To believe that this corruption will simply evaporate when the Bush presidency is done is to underestimate the permanent erosion inflicted over the past six years. What was once shocking and unacceptable in America has now been internalized as the new normal.
This is most apparent in the Republican presidential race, where most of the candidates seem to be running for dictator and make no apologies for it. They’re falling over each other to expand Gitmo, see who can promise the most torture and abridge the largest number of constitutional rights. The front-runner, Rudy Giuliani, boasts a proven record in extralegal executive power grabs, Musharraf-style: After 9/11 he tried to mount a coup, floating the idea that he stay on as mayor in defiance of New York’s term-limits law.
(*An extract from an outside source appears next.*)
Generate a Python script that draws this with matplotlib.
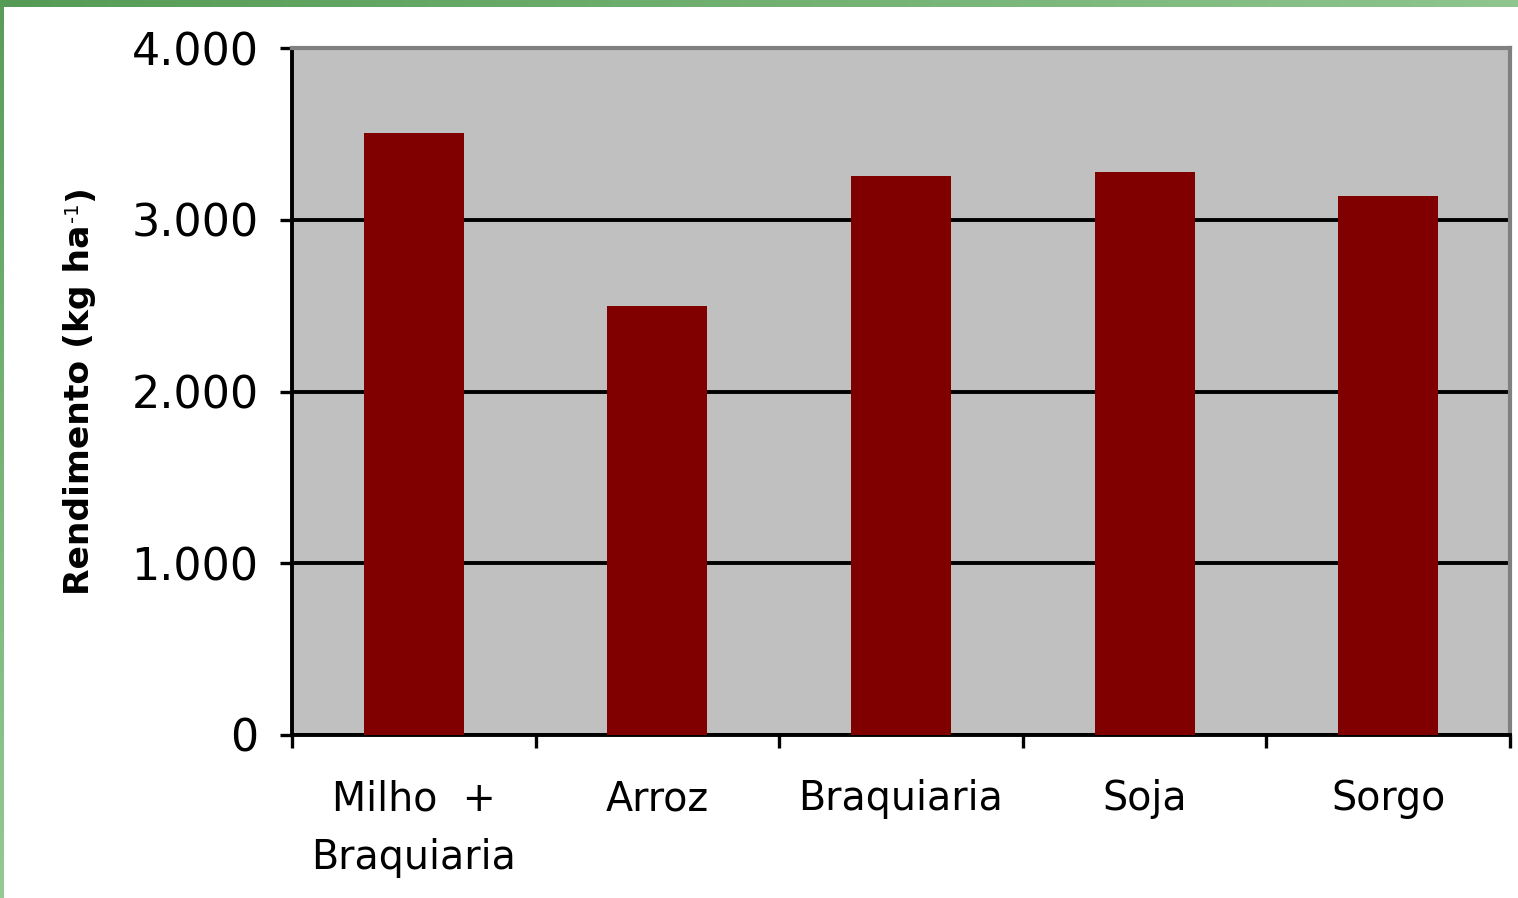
import numpy as np
import matplotlib
matplotlib.use("Agg")
import matplotlib.pyplot as plt
from matplotlib import font_manager as fm
from matplotlib.ticker import FuncFormatter, FixedLocator

# Yield by crop
categories = ["Milho  +\nBraquiaria", "Arroz", "Braquiaria", "Soja", "Sorgo"]
rendimento = [3505, 2500, 3255, 3280, 3140]
y_ticks = [0, 1000, 2000, 3000, 4000]

W, H = 1518, 898
fig = plt.figure(figsize=(W / 100, H / 100), dpi=100)
fig.patch.set_facecolor("white")

title_font = fm.FontProperties(family="DejaVu Sans", weight="bold", size=24.8)
sup_font = fm.FontProperties(family="DejaVu Sans", size=14)

# green frame: gradient band across the top and strip down the left edge
top = fig.add_axes([0, 1 - 7 / H, 1, 7 / H])
grad_h = np.linspace(0, 1, 256).reshape(1, -1)
c0 = np.array([85, 155, 85]) / 255
c1 = np.array([142, 198, 142]) / 255
img_h = c0[None, None, :] * (1 - grad_h[..., None]) + c1[None, None, :] * grad_h[..., None]
top.imshow(img_h, aspect="auto", extent=[0, 1, 0, 1])
top.set_axis_off()

left = fig.add_axes([0, 0, 4 / W, 1 - 7 / H])
grad_v = np.linspace(0, 1, 256).reshape(-1, 1)
c2 = np.array([88, 158, 88]) / 255
c3 = np.array([148, 202, 148]) / 255
img_v = c2[None, None, :] * (1 - grad_v[..., None]) + c3[None, None, :] * grad_v[..., None]
left.imshow(img_v, aspect="auto", extent=[0, 1, 0, 1])
left.set_axis_off()

# main plot area
x0, x1 = 292, 1510
y0, y1 = 48, 735
ax = fig.add_axes([x0 / W, (H - y1) / H, (x1 - x0) / W, (y1 - y0) / H])
ax.set_facecolor("#C0C0C0")

x = np.arange(len(categories))
ax.bar(x, rendimento, width=0.41, color="#800000", zorder=3)

ax.set_xlim(-0.5, len(categories) - 0.5)
ax.set_ylim(0, 4000)

ax.yaxis.set_major_locator(FixedLocator(y_ticks))
ax.yaxis.set_major_formatter(FuncFormatter(lambda v, p: f"{int(v):,}".replace(",", ".")))
ax.grid(axis="y", color="black", linewidth=2.8, zorder=1)
ax.set_axisbelow(True)

# category boundaries carry the tick marks, centres carry the labels
ax.xaxis.set_major_locator(FixedLocator(np.arange(len(categories) + 1) - 0.5))
ax.xaxis.set_major_formatter(FuncFormatter(lambda v, p: ""))
ax.xaxis.set_minor_locator(FixedLocator(x))
ax.set_xticklabels(categories, minor=True, fontsize=28.5, family="DejaVu Sans",
                   linespacing=1.6)

ax.tick_params(axis="y", which="major", direction="out", length=9, width=2.4,
               labelsize=32, pad=15, color="black")
ax.tick_params(axis="x", which="major", direction="out", length=9, width=2.4,
               color="black")
ax.tick_params(axis="x", which="minor", length=0, pad=32)

for s in ("left", "bottom"):
    ax.spines[s].set_color("black")
    ax.spines[s].set_linewidth(2.8)
for s in ("top", "right"):
    ax.spines[s].set_color("#808080")
    ax.spines[s].set_linewidth(3.0)

# vertical axis title, built from pieces so the superscript sits raised
lab_x = 80 / W
t1 = fig.text(lab_x, 1 - 595 / H, "Rendimento (kg ha", ha="center", va="bottom",
              rotation=90, fontproperties=title_font)
fig.canvas.draw()
bb = t1.get_window_extent()
sup = fig.text(bb.x0 + 9, bb.y1 + 2, "-1", ha="center", va="bottom",
               rotation=90, fontproperties=sup_font, transform=None)
fig.canvas.draw()
bb2 = sup.get_window_extent()
fig.text(lab_x, (bb2.y1 + 2) / H, ")", ha="center", va="bottom",
         rotation=90, fontproperties=title_font)

fig.savefig("out.png", dpi=100, facecolor="white")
What makes the Democrats’ Mukasey cave-in so depressing is that it shows how far even exemplary sticklers for the law like Senators Feinstein and Schumer have lowered democracy’s bar. When they argued that Mr. Mukasey should be confirmed because he’s not as horrifying as Mr. Gonzales or as the acting attorney general who might get the job otherwise, they sounded whipped. After all these years of Bush-Cheney torture, they’ll say things they know are false just to move on.

.....


In a Times OpEd article justifying his reluctant vote to confirm a man Dick Cheney promised would make “an outstanding attorney general,” Mr. Schumer observed that waterboarding is already “illegal under current laws and conventions.” But then he vowed to support a new bill “explicitly” making waterboarding illegal because Mr. Mukasey pledged to enforce it. Whatever. Even if Congress were to pass such legislation, Mr. Bush would veto it, and even if the veto were by some miracle overturned, Mr. Bush would void the law with a “signing statement.” That’s what he effectively did in 2005 when he signed a bill that its authors thought outlawed the torture of detainees.
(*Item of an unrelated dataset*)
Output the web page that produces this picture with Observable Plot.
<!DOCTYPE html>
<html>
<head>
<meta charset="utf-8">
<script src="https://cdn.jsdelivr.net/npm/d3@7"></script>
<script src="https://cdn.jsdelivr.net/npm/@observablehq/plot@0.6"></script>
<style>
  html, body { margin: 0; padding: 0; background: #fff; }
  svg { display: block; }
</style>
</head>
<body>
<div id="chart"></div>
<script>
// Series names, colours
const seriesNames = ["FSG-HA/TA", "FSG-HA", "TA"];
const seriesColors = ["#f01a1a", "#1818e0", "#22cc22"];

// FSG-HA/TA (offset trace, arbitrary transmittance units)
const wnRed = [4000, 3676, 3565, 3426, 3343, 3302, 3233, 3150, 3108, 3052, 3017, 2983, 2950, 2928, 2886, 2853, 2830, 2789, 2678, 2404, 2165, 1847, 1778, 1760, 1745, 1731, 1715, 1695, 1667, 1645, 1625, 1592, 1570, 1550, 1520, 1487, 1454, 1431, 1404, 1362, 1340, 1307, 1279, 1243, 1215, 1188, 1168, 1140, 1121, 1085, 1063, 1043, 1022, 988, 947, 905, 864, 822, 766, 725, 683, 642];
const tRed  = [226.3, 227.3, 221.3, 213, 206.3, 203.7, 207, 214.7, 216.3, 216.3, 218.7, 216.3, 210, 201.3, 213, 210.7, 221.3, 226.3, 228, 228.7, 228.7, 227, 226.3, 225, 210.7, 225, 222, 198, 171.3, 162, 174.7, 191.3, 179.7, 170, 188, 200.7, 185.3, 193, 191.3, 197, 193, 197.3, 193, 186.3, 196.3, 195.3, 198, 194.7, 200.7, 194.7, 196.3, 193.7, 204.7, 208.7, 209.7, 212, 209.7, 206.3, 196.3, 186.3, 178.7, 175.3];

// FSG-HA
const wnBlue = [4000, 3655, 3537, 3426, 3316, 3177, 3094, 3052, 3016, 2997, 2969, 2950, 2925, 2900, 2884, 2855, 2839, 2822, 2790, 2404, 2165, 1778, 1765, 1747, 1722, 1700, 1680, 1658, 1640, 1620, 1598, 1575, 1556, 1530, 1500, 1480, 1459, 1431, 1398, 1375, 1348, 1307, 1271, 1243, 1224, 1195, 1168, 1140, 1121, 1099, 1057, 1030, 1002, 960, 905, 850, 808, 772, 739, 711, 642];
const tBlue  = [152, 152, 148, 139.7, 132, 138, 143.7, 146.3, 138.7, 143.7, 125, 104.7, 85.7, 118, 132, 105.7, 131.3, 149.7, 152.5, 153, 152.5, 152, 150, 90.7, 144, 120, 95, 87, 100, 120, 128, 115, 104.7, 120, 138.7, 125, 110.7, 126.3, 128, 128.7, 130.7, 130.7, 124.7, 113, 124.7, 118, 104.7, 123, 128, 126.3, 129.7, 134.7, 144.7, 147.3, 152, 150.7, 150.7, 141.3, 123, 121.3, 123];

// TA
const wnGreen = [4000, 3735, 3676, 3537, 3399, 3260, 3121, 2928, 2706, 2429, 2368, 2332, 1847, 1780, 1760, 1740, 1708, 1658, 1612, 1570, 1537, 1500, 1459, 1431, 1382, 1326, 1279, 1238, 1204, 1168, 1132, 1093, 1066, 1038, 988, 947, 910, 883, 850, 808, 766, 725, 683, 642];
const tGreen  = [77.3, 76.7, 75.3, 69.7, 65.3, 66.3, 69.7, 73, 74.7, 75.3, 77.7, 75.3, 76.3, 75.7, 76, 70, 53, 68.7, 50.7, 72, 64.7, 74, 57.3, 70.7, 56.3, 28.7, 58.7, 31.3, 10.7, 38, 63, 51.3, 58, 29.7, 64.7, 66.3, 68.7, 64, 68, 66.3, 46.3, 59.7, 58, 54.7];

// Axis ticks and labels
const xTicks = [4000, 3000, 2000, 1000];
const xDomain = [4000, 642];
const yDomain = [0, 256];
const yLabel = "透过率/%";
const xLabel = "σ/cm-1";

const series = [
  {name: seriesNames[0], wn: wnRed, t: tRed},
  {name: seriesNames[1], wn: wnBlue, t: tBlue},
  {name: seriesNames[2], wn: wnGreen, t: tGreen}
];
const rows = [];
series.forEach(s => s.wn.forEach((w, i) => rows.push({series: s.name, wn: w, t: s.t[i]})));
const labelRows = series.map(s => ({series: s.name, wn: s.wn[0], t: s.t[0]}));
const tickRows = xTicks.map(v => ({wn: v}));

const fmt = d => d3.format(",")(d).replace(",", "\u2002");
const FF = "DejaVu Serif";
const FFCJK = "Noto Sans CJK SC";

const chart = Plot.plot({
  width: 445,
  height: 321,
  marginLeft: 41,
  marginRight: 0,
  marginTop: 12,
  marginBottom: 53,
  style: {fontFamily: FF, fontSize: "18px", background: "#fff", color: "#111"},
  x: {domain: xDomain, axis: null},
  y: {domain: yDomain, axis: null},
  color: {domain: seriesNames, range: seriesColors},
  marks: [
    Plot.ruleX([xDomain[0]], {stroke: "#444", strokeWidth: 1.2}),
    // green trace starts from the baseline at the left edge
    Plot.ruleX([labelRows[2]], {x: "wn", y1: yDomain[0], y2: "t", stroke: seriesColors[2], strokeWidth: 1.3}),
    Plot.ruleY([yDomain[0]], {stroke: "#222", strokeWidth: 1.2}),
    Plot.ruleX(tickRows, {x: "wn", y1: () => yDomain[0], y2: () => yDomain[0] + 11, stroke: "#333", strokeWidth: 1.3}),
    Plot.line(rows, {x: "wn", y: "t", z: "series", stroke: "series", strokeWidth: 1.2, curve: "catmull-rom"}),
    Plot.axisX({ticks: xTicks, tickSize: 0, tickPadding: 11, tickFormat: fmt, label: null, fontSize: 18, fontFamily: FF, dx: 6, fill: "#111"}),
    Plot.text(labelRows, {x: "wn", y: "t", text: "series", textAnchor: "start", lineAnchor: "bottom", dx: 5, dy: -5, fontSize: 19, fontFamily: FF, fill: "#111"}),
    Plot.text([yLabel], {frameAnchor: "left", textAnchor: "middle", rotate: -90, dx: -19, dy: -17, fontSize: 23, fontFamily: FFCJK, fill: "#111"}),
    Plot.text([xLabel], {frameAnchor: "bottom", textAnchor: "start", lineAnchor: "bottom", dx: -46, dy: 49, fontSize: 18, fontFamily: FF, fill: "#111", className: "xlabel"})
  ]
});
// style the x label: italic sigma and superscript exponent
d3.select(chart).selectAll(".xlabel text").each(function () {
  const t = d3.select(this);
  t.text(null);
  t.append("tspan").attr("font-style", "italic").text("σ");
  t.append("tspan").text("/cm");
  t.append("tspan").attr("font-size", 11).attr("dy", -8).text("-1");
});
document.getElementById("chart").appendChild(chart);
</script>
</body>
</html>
That Mr. Schumer is willing to employ blatant Catch-22 illogic to pretend that Mr. Mukasey’s pledge on waterboarding has any force shows what pathetic crumbs the Democrats will settle for after all these years of being beaten down. The judges and lawyers challenging General Musharraf have more fight left in them than this.

.....



Although painful and debilitating, the truth is breaking free.